Das Werk ist keine Farbspielerei, vielmehr handelt es sich um einen anspruchsvollen Dialog mit der Kunstgeschichte. „Hommage an Meister Mathis“ heißt dieses Werk und gibt damit einen Hinweis auf seine Bezugsgröße. In diesem künstlerischen Dialog mit dem Isenheimer Altar wird mit den Farbvalenzen des Werkes gearbeitet und die die narrative Struktur des historischen Vorbilds in eine Narrativität der Farbe umgesetzt. Scharein hat die Verkündigung, die Kreuzigung und die Auferstehung des Herrn des Isenheimer Altars, die dort auf verschiedenen Ansichten sind, in einem Bild zusammengestellt. Die konkreten Bildinhalte scheinen ganz zurückgetreten, sie sind als Zitate im Kopf des Betrachters vorausgesetzt und müssen von diesem eigenständig in die Auseinandersetzung mit eingebracht werden. Die zuvor beschriebene farbliche Bewegung wird nun anhand der historischen Vorlage einsichtig. Auf der linken Seite sehen wir die Verkündigung, wobei die farbliche Dynamik nicht dem verkündigendem Engel, sondern dem auffälligen roten Vorhang und der Struktur der Kapelle im Hintergrund entnommen ist. Auf der rechten Seite hat der Künstler die Aureole des Auferstehenden leicht nach links gerückt und so die Vorlage noch dramatisiert. Der Blick auf den Mittelteil der Vorlage zeigt, wie stark bereits Grünewald das dramatische Geschehen der Kreuzigung durch die farbliche Gestaltung des Hintergrunds aufgefangen und verstärkt hat. Schareins Bild ist wirklich eine „hommage an meister mathis“, es ehrt ihn, indem er ihn als Zeitgenossen versteht. Eberhard Roter schreibt zur Religiosität der Arbeit: „Schareins Bild spricht nicht die Menge einer Gemeinde an, sondern den Einzelnen, denjenigen, der mit sich und dem Bild allein sein will. Auch dieser Zug zur Individualisierung ist ein Charakteristikum der spezifischen Religiosität in der Kunst unserer Zeit. Daraus, dass er sich nicht mehr als unmittelbarer Teilnehmer innerhalb der Szenen des Heilsgeschehens imaginieren kann, ist zu erklären, dass der Künstler das Bild in seiner Auseinandersetzung mit dem Isenheimer Altar defiguriert.“ Damit entspricht das Werk sowohl einem Zug der neuzeitlichen Religionsgeschichte wie auch der modernen Verlagerung religiöser Momente in die Kunst.
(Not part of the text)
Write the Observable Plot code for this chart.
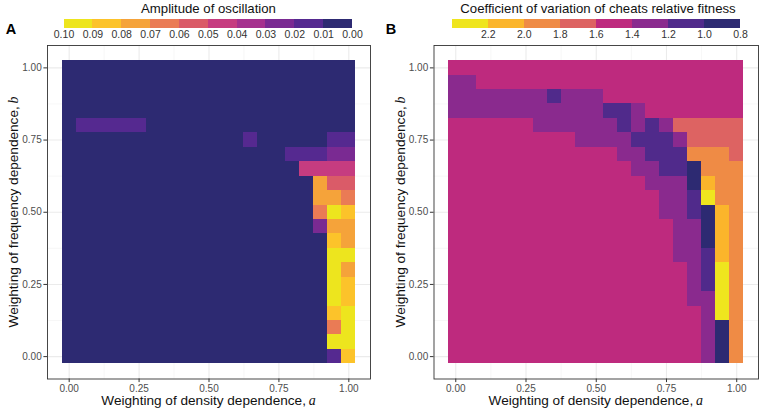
<!DOCTYPE html>
<html><head><meta charset="utf-8">
<script src="https://cdn.jsdelivr.net/npm/d3@7"></script>
<script src="https://cdn.jsdelivr.net/npm/@observablehq/plot@0.6"></script>
<style>
body{margin:0;background:#fff;}
#root{position:relative;width:760px;height:416px;overflow:hidden;background:#fff;font-family:"Liberation Sans",Arial,sans-serif;}
#root svg{position:absolute;top:0;background:none !important;}
</style></head><body><div id="root"></div>
<script>
// grid coordinates
const aValues = [0.00,0.05,0.10,0.15,0.20,0.25,0.30,0.35,0.40,0.45,0.50,0.55,0.60,0.65,0.70,0.75,0.80,0.85,0.90,0.95,1.00];
const bValues = [1.00,0.95,0.90,0.85,0.80,0.75,0.70,0.65,0.60,0.55,0.50,0.45,0.40,0.35,0.30,0.25,0.20,0.15,0.10,0.05,0.00];

// Panel A: amplitude of oscillation (rows from b = 1.00 down to b = 0.00, columns a = 0.00 .. 1.00)
const amplitudeRows = [
 [.005,.005,.005,.005,.005, .005,.005,.005,.005,.005, .005,.005,.005,.005,.005, .005,.005,.005,.005,.005, .005],
 [.005,.005,.005,.005,.005, .005,.005,.005,.005,.005, .005,.005,.005,.005,.005, .005,.005,.005,.005,.005, .005],
 [.005,.005,.005,.005,.005, .005,.005,.005,.005,.005, .005,.005,.005,.005,.005, .005,.005,.005,.005,.005, .005],
 [.005,.005,.005,.005,.005, .005,.005,.005,.005,.005, .005,.005,.005,.005,.005, .005,.005,.005,.005,.005, .005],
 [.005,.015,.015,.015,.015, .015,.005,.005,.005,.005, .005,.005,.005,.005,.005, .005,.005,.005,.005,.005, .005],
 [.005,.005,.005,.005,.005, .005,.005,.005,.005,.005, .005,.005,.005,.015,.005, .005,.005,.005,.005,.015, .015],
 [.005,.005,.005,.005,.005, .005,.005,.005,.005,.005, .005,.005,.005,.005,.005, .005,.015,.015,.015,.025, .025],
 [.005,.005,.005,.005,.005, .005,.005,.005,.005,.005, .005,.005,.005,.005,.005, .005,.005,.045,.045,.045, .045],
 [.005,.005,.005,.005,.005, .005,.005,.005,.005,.005, .005,.005,.005,.005,.005, .005,.005,.005,.075,.055, .055],
 [.005,.005,.005,.005,.005, .005,.005,.005,.005,.005, .005,.005,.005,.005,.005, .005,.005,.005,.075,.075, .065],
 [.005,.005,.005,.005,.005, .005,.005,.005,.005,.005, .005,.005,.005,.005,.005, .005,.005,.005,.065,.095, .085],
 [.005,.005,.005,.005,.005, .005,.005,.005,.005,.005, .005,.005,.005,.005,.005, .005,.005,.005,.025,.075, .075],
 [.005,.005,.005,.005,.005, .005,.005,.005,.005,.005, .005,.005,.005,.005,.005, .005,.005,.005,.005,.085, .075],
 [.005,.005,.005,.005,.005, .005,.005,.005,.005,.005, .005,.005,.005,.005,.005, .005,.005,.005,.005,.095, .095],
 [.005,.005,.005,.005,.005, .005,.005,.005,.005,.005, .005,.005,.005,.005,.005, .005,.005,.005,.005,.095, .075],
 [.005,.005,.005,.005,.005, .005,.005,.005,.005,.005, .005,.005,.005,.005,.005, .005,.005,.005,.005,.095, .085],
 [.005,.005,.005,.005,.005, .005,.005,.005,.005,.005, .005,.005,.005,.005,.005, .005,.005,.005,.005,.095, .085],
 [.005,.005,.005,.005,.005, .005,.005,.005,.005,.005, .005,.005,.005,.005,.005, .005,.005,.005,.005,.085, .095],
 [.005,.005,.005,.005,.005, .005,.005,.005,.005,.005, .005,.005,.005,.005,.005, .005,.005,.005,.005,.065, .095],
 [.005,.005,.005,.005,.005, .005,.005,.005,.005,.005, .005,.005,.005,.005,.005, .005,.005,.005,.005,.095, .095],
 [.005,.005,.005,.005,.005, .005,.005,.005,.005,.005, .005,.005,.005,.005,.005, .005,.005,.005,.005,.015, .085]
];

// Panel B: coefficient of variation of cheats relative fitness
const cvRows = [
 [1.5,1.5,1.5,1.5,1.5, 1.5,1.5,1.5,1.5,1.5, 1.5,1.5,1.5,1.5,1.5, 1.5,1.5,1.5,1.5,1.5, 1.5],
 [1.3,1.3,1.5,1.5,1.5, 1.5,1.5,1.5,1.5,1.5, 1.5,1.5,1.5,1.5,1.5, 1.5,1.5,1.5,1.5,1.5, 1.5],
 [1.3,1.3,1.3,1.3,1.3, 1.3,1.3,1.1,1.3,1.3, 1.3,1.5,1.5,1.5,1.5, 1.5,1.5,1.5,1.5,1.5, 1.5],
 [1.3,1.3,1.3,1.3,1.3, 1.3,1.3,1.3,1.3,1.3, 1.3,1.1,1.1,1.3,1.5, 1.5,1.5,1.5,1.5,1.5, 1.5],
 [1.5,1.5,1.5,1.5,1.5, 1.5,1.3,1.3,1.3,1.3, 1.3,1.3,1.1,1.3,1.1, 1.3,1.7,1.7,1.7,1.7, 1.7],
 [1.5,1.5,1.5,1.5,1.5, 1.5,1.5,1.5,1.5,1.3, 1.3,1.3,1.3,1.1,1.1, 1.1,1.3,1.7,1.7,1.7, 1.7],
 [1.5,1.5,1.5,1.5,1.5, 1.5,1.5,1.5,1.5,1.5, 1.5,1.5,1.3,1.3,1.1, 1.1,1.1,1.9,1.9,1.9, 1.7],
 [1.5,1.5,1.5,1.5,1.5, 1.5,1.5,1.5,1.5,1.5, 1.5,1.5,1.5,1.3,1.3, 1.1,1.1,0.9,1.9,1.9, 1.9],
 [1.5,1.5,1.5,1.5,1.5, 1.5,1.5,1.5,1.5,1.5, 1.5,1.5,1.5,1.5,1.3, 1.3,1.3,0.9,2.1,1.9, 1.9],
 [1.5,1.5,1.5,1.5,1.5, 1.5,1.5,1.5,1.5,1.5, 1.5,1.5,1.5,1.5,1.5, 1.3,1.3,1.1,2.3,1.9, 1.9],
 [1.5,1.5,1.5,1.5,1.5, 1.5,1.5,1.5,1.5,1.5, 1.5,1.5,1.5,1.5,1.5, 1.3,1.3,1.1,0.9,2.1, 1.9],
 [1.5,1.5,1.5,1.5,1.5, 1.5,1.5,1.5,1.5,1.5, 1.5,1.5,1.5,1.5,1.5, 1.5,1.3,1.3,0.9,2.1, 1.9],
 [1.5,1.5,1.5,1.5,1.5, 1.5,1.5,1.5,1.5,1.5, 1.5,1.5,1.5,1.5,1.5, 1.5,1.3,1.3,0.9,2.1, 1.9],
 [1.5,1.5,1.5,1.5,1.5, 1.5,1.5,1.5,1.5,1.5, 1.5,1.5,1.5,1.5,1.5, 1.5,1.3,1.3,1.1,2.1, 1.9],
 [1.5,1.5,1.5,1.5,1.5, 1.5,1.5,1.5,1.5,1.5, 1.5,1.5,1.5,1.5,1.5, 1.5,1.5,1.3,1.1,2.3, 1.9],
 [1.5,1.5,1.5,1.5,1.5, 1.5,1.5,1.5,1.5,1.5, 1.5,1.5,1.5,1.5,1.5, 1.5,1.5,1.3,1.1,2.3, 1.9],
 [1.5,1.5,1.5,1.5,1.5, 1.5,1.5,1.5,1.5,1.5, 1.5,1.5,1.5,1.5,1.5, 1.5,1.5,1.3,1.3,2.3, 1.9],
 [1.5,1.5,1.5,1.5,1.5, 1.5,1.5,1.5,1.5,1.5, 1.5,1.5,1.5,1.5,1.5, 1.5,1.5,1.5,1.3,2.3, 1.9],
 [1.5,1.5,1.5,1.5,1.5, 1.5,1.5,1.5,1.5,1.5, 1.5,1.5,1.5,1.5,1.5, 1.5,1.5,1.5,1.3,0.9, 1.9],
 [1.5,1.5,1.5,1.5,1.5, 1.5,1.5,1.5,1.5,1.5, 1.5,1.5,1.5,1.5,1.5, 1.5,1.5,1.5,1.3,0.9, 1.9],
 [1.5,1.5,1.5,1.5,1.5, 1.5,1.5,1.5,1.5,1.5, 1.5,1.5,1.5,1.5,1.5, 1.5,1.5,1.5,1.3,0.9, 1.9]
];

// axes
const axisTicks = [0, 0.25, 0.5, 0.75, 1];
const minorTicks = [0.125, 0.375, 0.625, 0.875];

// legends (binned scales)
const ampBreaks = [0.00,0.01,0.02,0.03,0.04,0.05,0.06,0.07,0.08,0.09,0.10];
const ampColors = ["#2d2a72","#552990","#7a2a92","#a5318e","#c63c80","#da5b68","#ea7b55","#f5a33a","#fcc32a","#ede51e"];
const cvBreaks = [0.8,1.0,1.2,1.4,1.6,1.8,2.0,2.2,2.4];
const cvLabels = [0.8,1.0,1.2,1.4,1.6,1.8,2.0,2.2];
const cvColors = ["#2d2a72","#502a8b","#8a2a8e","#be2a7e","#dd6362","#ef8b45","#fbb52b","#efe51e"];

const FONT = "'Liberation Sans', Arial, Helvetica, sans-serif";
const root = document.getElementById("root");

function cells(rows) {
  const out = [];
  rows.forEach((row, j) => row.forEach((v, i) => out.push({a: aValues[i], b: bValues[j], value: v})));
  return out;
}

function heatmap(rows, breaks, colors, mL, mR) {
  const half = 0.025;
  return Plot.plot({
    width: 380, height: 416,
    marginLeft: mL, marginRight: mR, marginTop: 45, marginBottom: 37.5,
    style: {fontFamily: FONT, background: "none", overflow: "visible"},
    x: {domain: [-0.0775, 1.0775]},
    y: {domain: [-0.0775, 1.0775]},
    color: {type: "threshold", domain: breaks.slice(1, -1), range: colors},
    marks: [
      Plot.ruleX(minorTicks, {stroke: "#f2f2f2", strokeWidth: 0.6}),
      Plot.ruleY(minorTicks, {stroke: "#f2f2f2", strokeWidth: 0.6}),
      Plot.ruleX(axisTicks, {stroke: "#ebebeb", strokeWidth: 1.1}),
      Plot.ruleY(axisTicks, {stroke: "#ebebeb", strokeWidth: 1.1}),
      Plot.rect(cells(rows), {
        x1: d => d.a - half, x2: d => d.a + half,
        y1: d => d.b - half, y2: d => d.b + half,
        fill: "value", shapeRendering: "crispEdges"
      }),
      Plot.frame({stroke: "#333", strokeWidth: 0.9}),
      Plot.axisX({ticks: axisTicks, tickFormat: d3.format(".2f"), tickSize: 3.6, tickPadding: 2.2,
                  fontSize: 10, fill: "#4d4d4d", stroke: "#333", label: null}),
      Plot.axisY({ticks: axisTicks, tickFormat: d3.format(".2f"), tickSize: 3.6, tickPadding: 2.2,
                  fontSize: 10, fill: "#4d4d4d", stroke: "#333", label: null})
    ]
  });
}

function legend(breaks, colors, labels, fmt, mL, mR) {
  const bins = d3.pairs(breaks).map(([lo, hi]) => ({lo, hi, mid: (lo + hi) / 2}));
  return Plot.plot({
    width: 380, height: 45,
    marginLeft: mL, marginRight: mR, marginTop: 19, marginBottom: 17,
    style: {fontFamily: FONT, background: "none", overflow: "visible"},
    x: {domain: [breaks[breaks.length - 1], breaks[0]]},
    color: {type: "threshold", domain: breaks.slice(1, -1), range: colors},
    marks: [
      Plot.rect(bins, {x1: "lo", x2: "hi", fill: "mid", shapeRendering: "crispEdges"}),
      Plot.axisX({ticks: labels, tickFormat: fmt, tickSize: 0, tickPadding: 1.6,
                  fontSize: 10.5, fill: "#333", label: null})
    ]
  });
}

function addTitles(svg, xTitle, xVar, yTitle, yVar, cx, yx) {
  const s = d3.select(svg);
  const xt = s.append("text").attr("x", cx).attr("y", 405).attr("text-anchor", "middle")
    .attr("font-size", 13.6).attr("fill", "#111").attr("font-family", FONT);
  xt.append("tspan").text(xTitle);
  xt.append("tspan").attr("font-family", "'Liberation Serif', 'DejaVu Serif', serif")
    .attr("font-style", "italic").attr("font-size", 14).text(xVar);
  const yt = s.append("text").attr("transform", `translate(${yx},212) rotate(-90)`).attr("text-anchor", "middle")
    .attr("font-size", 13.6).attr("fill", "#111").attr("font-family", FONT);
  yt.append("tspan").text(yTitle);
  yt.append("tspan").attr("font-family", "'Liberation Serif', 'DejaVu Serif', serif")
    .attr("font-style", "italic").attr("font-size", 14).text(yVar);
}

function addLegendText(svg, title, cx, tag) {
  const s = d3.select(svg);
  s.append("text").attr("x", cx).attr("y", 12.5).attr("text-anchor", "middle")
    .attr("font-size", 13.2).attr("fill", "#111").attr("font-family", FONT).text(title);
  s.append("text").attr("x", 11).attr("y", 34).attr("font-size", 14.5).attr("font-weight", "bold")
    .attr("fill", "#000").attr("font-family", FONT).text(tag);
}

// Panel A
const heatA = heatmap(amplitudeRows, ampBreaks, ampColors, 47, 10);
addTitles(heatA, "Weighting of density dependence,\u2009", "a", "Weighting of frequency dependence,\u2009", "b", 208.5, 18);
heatA.style.left = "0px";
root.appendChild(heatA);

const legA = legend(ampBreaks, ampColors, ampBreaks, d3.format(".2f"), 63.5, 28);
addLegendText(legA, "Amplitude of oscillation", 208.5, "A");
legA.style.left = "0px";
root.appendChild(legA);

// Panel B
const heatB = heatmap(cvRows, cvBreaks, cvColors, 53.5, 2);
addTitles(heatB, "Weighting of density dependence,\u2009", "a", "Weighting of frequency dependence,\u2009", "b", 215.75, 24.5);
heatB.style.left = "380px";
root.appendChild(heatB);

const legB = legend(cvBreaks, cvColors, cvLabels, d3.format(".1f"), 71.7, 20);
addLegendText(legB, "Coefficient of variation of cheats relative fitness", 218, "B");
legB.style.left = "380px";
root.appendChild(legB);
</script>
</body></html>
In welcher Weise kann dieses zeitgenössische Bild von Verkündigung, Kreuzigung und Auferstehung im Religionsunterricht eingesetzt werden? Losgelöst vom Bezug auf das historische Vor-Bild ist das Werk eine konzentrierte Seh-Schule. Es bedarf einer sorgfältigen und unvoreingenommenen Beobachtung, wie hier Farben, Farbübergänge, Irisierungen erzeugt werden, wie sich ganz unterschiedliche Abgrenzungen und Überlagerungen ergeben. Dann lässt sich über die Farbgestaltung auch Bewegung im Bild wahrnehmen, es gibt Zonen der Ruhe, des Aufstrebens und des Niederfahrens, es gibt flimmernde Partien und fast monochrome, deren Wechsel das Auge bewegt und lenkt. Das Hauptinteresse wird aber das beziehungsreiche Spiel mit dem Isenheimer Altar sein. So ergibt sich eine gute Gelegenheit, anhand der Kunstwerks auch einen neuen Blick auf den Isenheimer Altar zu werfen. Günter Schareins Arbeit verdeutlicht uns so neben der künstlerischen Arbeit, die Grünewalds Altarbild auszeichnet, auch etwas von deren theologischen Konzeption. In Grünewalds Werk atmet noch der Geist des Mittelalters. Scharein dagegen hat der historisch gewandelten Religiosität Ausdruck verliehen, einer Religiosität, die mit dem konkreten Geschehen immer weniger, der zugrunde liegenden Spiritualität aber umso mehr anfangen kann.